§ **Directions for this task**:
Your task is to retype, word for word, the lines from the start of the data through the line holding "from bokeh.core.properties import value". Do not include the pictures.

§ **Stored data**:
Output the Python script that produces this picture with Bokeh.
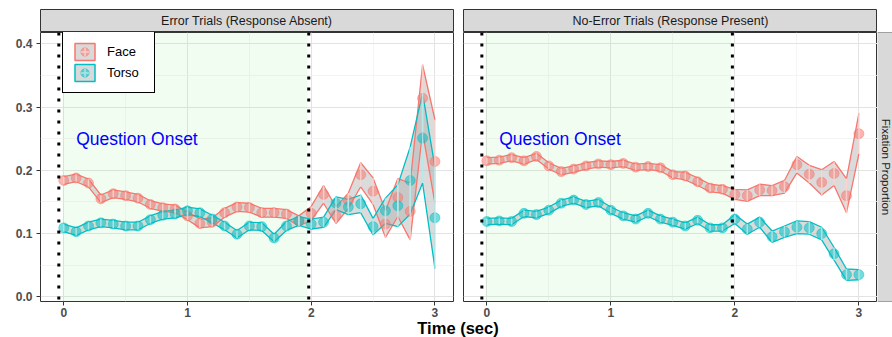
import math
from bokeh.plotting import figure
from bokeh.models import (Range1d, FixedTicker, Span, Legend, LegendItem, Label,
                          BoxAnnotation, NumeralTickFormatter, Spacer, ColumnDataSource)
from bokeh.layouts import row, column
from bokeh.embed import file_html
from bokeh.resources import INLINE
from bokeh.core.properties import value

# ---------------- data ----------------
time_sec = [0.0, 0.1, 0.2, 0.3, 0.4, 0.5, 0.6, 0.7, 0.8, 0.9, 1.0,
            1.1, 1.2, 1.3, 1.4, 1.5, 1.6, 1.7, 1.8, 1.9, 2.0,
            2.1, 2.2, 2.3, 2.4, 2.5, 2.6, 2.7, 2.8, 2.9, 3.0]

err_face_mean = [0.184, 0.188, 0.180, 0.155, 0.163, 0.160, 0.156, 0.146, 0.141, 0.139, 0.128,
                 0.116, 0.118, 0.133, 0.142, 0.141, 0.133, 0.133, 0.131, 0.120, 0.132,
                 0.162, 0.129, 0.152, 0.193, 0.167, 0.115, 0.157, 0.135, 0.314, 0.214]
err_face_se = [0.006, 0.006, 0.006, 0.006, 0.006, 0.006, 0.006, 0.006, 0.006, 0.006, 0.006,
               0.007, 0.007, 0.007, 0.007, 0.007, 0.007, 0.007, 0.007, 0.008, 0.011,
               0.014, 0.013, 0.012, 0.019, 0.021, 0.021, 0.030, 0.045, 0.053, 0.066]
err_torso_mean = [0.109, 0.103, 0.112, 0.117, 0.115, 0.112, 0.112, 0.122, 0.129, 0.131, 0.136,
                  0.133, 0.123, 0.112, 0.099, 0.112, 0.111, 0.093, 0.112, 0.120, 0.115,
                  0.118, 0.148, 0.142, 0.147, 0.111, 0.136, 0.144, 0.184, 0.251, 0.125]
err_torso_se = [0.006, 0.006, 0.006, 0.006, 0.006, 0.006, 0.006, 0.006, 0.006, 0.006, 0.006,
                0.006, 0.006, 0.006, 0.006, 0.006, 0.006, 0.006, 0.007, 0.007, 0.008,
                0.008, 0.010, 0.012, 0.014, 0.013, 0.020, 0.033, 0.053, 0.071, 0.080]

noerr_face_mean = [0.215, 0.216, 0.220, 0.215, 0.222, 0.207, 0.198, 0.202, 0.207, 0.210, 0.209,
                   0.211, 0.205, 0.206, 0.204, 0.193, 0.191, 0.182, 0.172, 0.170, 0.162,
                   0.160, 0.169, 0.168, 0.174, 0.209, 0.194, 0.181, 0.195, 0.160, 0.258]
noerr_face_se = [0.005, 0.005, 0.005, 0.005, 0.005, 0.005, 0.005, 0.005, 0.005, 0.005, 0.005,
                 0.005, 0.005, 0.005, 0.005, 0.005, 0.006, 0.006, 0.006, 0.006, 0.008,
                 0.009, 0.009, 0.008, 0.010, 0.013, 0.014, 0.020, 0.019, 0.027, 0.032]
noerr_torso_mean = [0.119, 0.120, 0.119, 0.132, 0.130, 0.137, 0.148, 0.153, 0.146, 0.149, 0.137,
                    0.128, 0.123, 0.132, 0.123, 0.118, 0.112, 0.121, 0.109, 0.109, 0.123,
                    0.107, 0.118, 0.095, 0.103, 0.110, 0.109, 0.100, 0.068, 0.035, 0.035]
noerr_torso_se = [0.005, 0.005, 0.005, 0.005, 0.005, 0.005, 0.005, 0.005, 0.005, 0.005, 0.005,
                  0.005, 0.005, 0.005, 0.005, 0.005, 0.005, 0.005, 0.005, 0.005, 0.007,
                  0.008, 0.008, 0.009, 0.009, 0.010, 0.010, 0.010, 0.010, 0.009, 0.008]

panel_titles = ["Error Trials (Response Absent)", "No-Error Trials (Response Present)"]
series_names = ["Face", "Torso"]
x_ticks = [0, 1, 2, 3]
x_minor = [0.5, 1.5, 2.5]
y_ticks = [0.0, 0.1, 0.2, 0.3, 0.4]
y_minor = [0.05, 0.15, 0.25, 0.35]
onset_window = [-0.01, 1.97]
onset_markers = [-0.04, 1.98]
note_text = "Question Onset"
note_pos = [0.1, 0.25]
x_title = "Time (sec)"
y_title = "Fixation Proportion"

# ---------------- style / layout ----------------
FONT = "Liberation Sans"
COLORS = ["#F8766D", "#00BFC4"]
LIGHT = ["#fcd3cf", "#b0ebed"]
BORDER = "#333333"
STRIP = "#d9d9d9"
XR = (-0.188, 3.15)
YR = (-0.0074, 0.418)

STRIP_TOP = 9
FRAME_TOP = 32
FRAME_H = 269
BOTTOM = 20
PANEL_H = FRAME_H + BOTTOM
OVERLAP = 6
TITLE_H = 337 - FRAME_TOP - PANEL_H + OVERLAP
W1, BL1, BR1 = 458, 40, 5
W2, BL2, BR2 = 419, 5, 0
W3 = 15


def make_panel(means, ses, border_left, border_right, width, show_y, legend):
    p = figure(width=width, height=PANEL_H, x_range=Range1d(*XR), y_range=Range1d(*YR),
               output_backend="svg", toolbar_location=None,
               min_border_left=border_left, min_border_right=border_right,
               min_border_top=0, min_border_bottom=BOTTOM,
               y_axis_location="left" if show_y else None)
    p.outline_line_color = BORDER
    p.outline_line_width = 1
    p.background_fill_color = "white"
    p.xgrid.ticker = FixedTicker(ticks=x_ticks, minor_ticks=x_minor)
    p.ygrid.ticker = FixedTicker(ticks=y_ticks, minor_ticks=y_minor)
    p.grid.grid_line_color = "#e3e3e3"
    p.grid.grid_line_width = 1
    p.grid.minor_grid_line_color = "#f1f1f1"
    p.grid.minor_grid_line_width = 0.8

    p.add_layout(BoxAnnotation(left=onset_window[0], right=onset_window[1],
                               fill_color="lightgreen", fill_alpha=0.12,
                               line_color=None, level="underlay"))

    srcs = []
    for m, s in zip(means, ses):
        srcs.append(ColumnDataSource(dict(t=time_sec, m=m,
                                          lo=[a - b for a, b in zip(m, s)],
                                          hi=[a + b for a, b in zip(m, s)])))
    for src in srcs:
        p.varea(x="t", y1="lo", y2="hi", source=src, fill_color="#b0b0b0", fill_alpha=0.45)
    for src, c in zip(srcs, COLORS):
        p.line("t", "hi", source=src, line_color=c, line_width=1.3)
        p.line("t", "lo", source=src, line_color=c, line_width=1.3)
    pts = []
    for src, c in zip(srcs, COLORS):
        pts.append(p.scatter("t", "m", source=src, size=10, fill_color=c, fill_alpha=0.55,
                             line_color=c, line_alpha=0.45))
    for src, lc in zip(srcs, LIGHT):
        p.segment(x0="t", y0="lo", x1="t", y1="hi", source=src,
                  line_color=lc, line_alpha=0.85, line_width=1.5)

    for loc in onset_markers:
        p.add_layout(Span(location=loc, dimension="height", line_color="black",
                          line_width=3, line_dash="3 8"))

    p.add_layout(Label(x=note_pos[0], y=note_pos[1], text=note_text, text_color="blue",
                       text_font=FONT, text_font_size="17.5px", text_baseline="middle"))

    p.xaxis.ticker = FixedTicker(ticks=x_ticks)
    axes = [p.xaxis[0]] + ([p.yaxis[0]] if show_y else [])
    for ax in axes:
        ax.axis_line_color = None
        ax.major_tick_line_color = BORDER
        ax.major_tick_out = 4
        ax.major_tick_in = 0
        ax.minor_tick_line_color = None
        ax.major_label_text_font = FONT
        ax.major_label_text_font_size = "12px"
        ax.major_label_text_font_style = "bold"
        ax.major_label_text_color = "#4d4d4d"
        ax.major_label_standoff = 2
    if show_y:
        p.yaxis.ticker = FixedTicker(ticks=y_ticks)
        p.yaxis.formatter = NumeralTickFormatter(format="0.0")
        p.yaxis.major_label_standoff = 4

    if legend:
        items = []
        for name, c, lc, src, pt in zip(series_names, COLORS, LIGHT, srcs, pts):
            kq = p.rect(x="t", y="m", width=0.1, height=0.01, source=src,
                        fill_color="#d0d0d0", fill_alpha=0.8, line_color=c,
                        line_width=1.5, visible=False)
            kx = p.scatter(x="t", y="m", source=src, marker="cross", size=21,
                           line_color=lc, line_width=1.5, line_alpha=0.9, visible=False)
            items.append(LegendItem(label=name, renderers=[kq, pt, kx]))
        lg = Legend(items=items, location=(22, FRAME_H - 1 - 60), padding=9, spacing=0,
                    glyph_width=25, glyph_height=21, label_standoff=10, label_width=38,
                    margin=0, border_line_color="black", border_line_width=1,
                    border_line_alpha=1, background_fill_alpha=1,
                    inactive_fill_alpha=0, click_policy="none",
                    label_text_font=FONT, label_text_font_size="13px",
                    label_text_color="black")
        p.add_layout(lg)
    return p


def make_strip(text, border_left, border_right, width):
    s = figure(width=width, height=FRAME_TOP, x_range=Range1d(0, 1), y_range=Range1d(0, 1),
               output_backend="svg", toolbar_location=None,
               min_border_left=border_left, min_border_right=border_right,
               min_border_top=STRIP_TOP, min_border_bottom=0,
               x_axis_location=None, y_axis_location=None)
    s.xgrid.visible = False
    s.ygrid.visible = False
    s.background_fill_color = STRIP
    s.outline_line_color = BORDER
    s.text(x=[0.5], y=[0.5], text=[text], text_align="center", text_baseline="middle",
           text_font=value(FONT), text_font_size="12.5px", text_color="#1a1a1a")
    return s


p1 = make_panel([err_face_mean, err_torso_mean], [err_face_se, err_torso_se],
                BL1, BR1, W1, True, True)
p2 = make_panel([noerr_face_mean, noerr_torso_mean], [noerr_face_se, noerr_torso_se],
                BL2, BR2, W2, False, False)

s1 = make_strip(panel_titles[0], BL1, BR1, W1)
s2 = make_strip(panel_titles[1], BL2, BR2, W2)

p3 = figure(width=W3, height=PANEL_H, x_range=Range1d(0, W3), y_range=Range1d(0, 1),
            output_backend="svg", toolbar_location=None,
            min_border_left=0, min_border_right=0, min_border_top=0, min_border_bottom=BOTTOM,
            x_axis_location=None, y_axis_location=None)
p3.xgrid.visible = False
p3.ygrid.visible = False
p3.background_fill_color = STRIP
p3.outline_line_color = None
p3.add_layout(Span(location=1, dimension="width", line_color="#555555", line_width=1))
p3.add_layout(Span(location=0, dimension="width", line_color="#555555", line_width=1))
p3.text(x=[8], y=[0.5], text=[y_title], angle=-math.pi / 2, text_align="center",
        text_baseline="middle", text_font=value(FONT), text_font_size="11.5px",
        text_color="#1a1a1a")

# bottom strip holding the shared x-axis title (slightly overlapping the axis area)
tw = W1 + W2 + W3
t = figure(width=tw, height=TITLE_H, x_range=Range1d(0, tw), y_range=Range1d(0, TITLE_H),
           output_backend="svg", toolbar_location=None,
           min_border_left=0, min_border_right=0, min_border_top=0, min_border_bottom=0,
           x_axis_location=None, y_axis_location=None)
t.xgrid.visible = False
t.ygrid.visible = False
t.outline_line_color = None
t.background_fill_alpha = 0
t.border_fill_alpha = 0
t.margin = (-OVERLAP, 0, 0, 0)
t.add_layout(Label(x=457.5, y=10, text=x_title, text_font=FONT, text_font_size="16.5px",
                   text_font_style="bold", text_color="black",
                   text_align="center", text_baseline="middle"))

layout = column(row(s1, s2, Spacer(width=W3, height=FRAME_TOP)), row(p1, p2, p3), t)
open("out.html", "w").write(file_html(layout, INLINE))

§ **Full solution**:
Output the Python script that produces this picture with Bokeh.
import math
from bokeh.plotting import figure
from bokeh.models import (Range1d, FixedTicker, Span, Legend, LegendItem, Label,
                          BoxAnnotation, NumeralTickFormatter, Spacer, ColumnDataSource)
from bokeh.layouts import row, column
from bokeh.embed import file_html
from bokeh.resources import INLINE
from bokeh.core.properties import value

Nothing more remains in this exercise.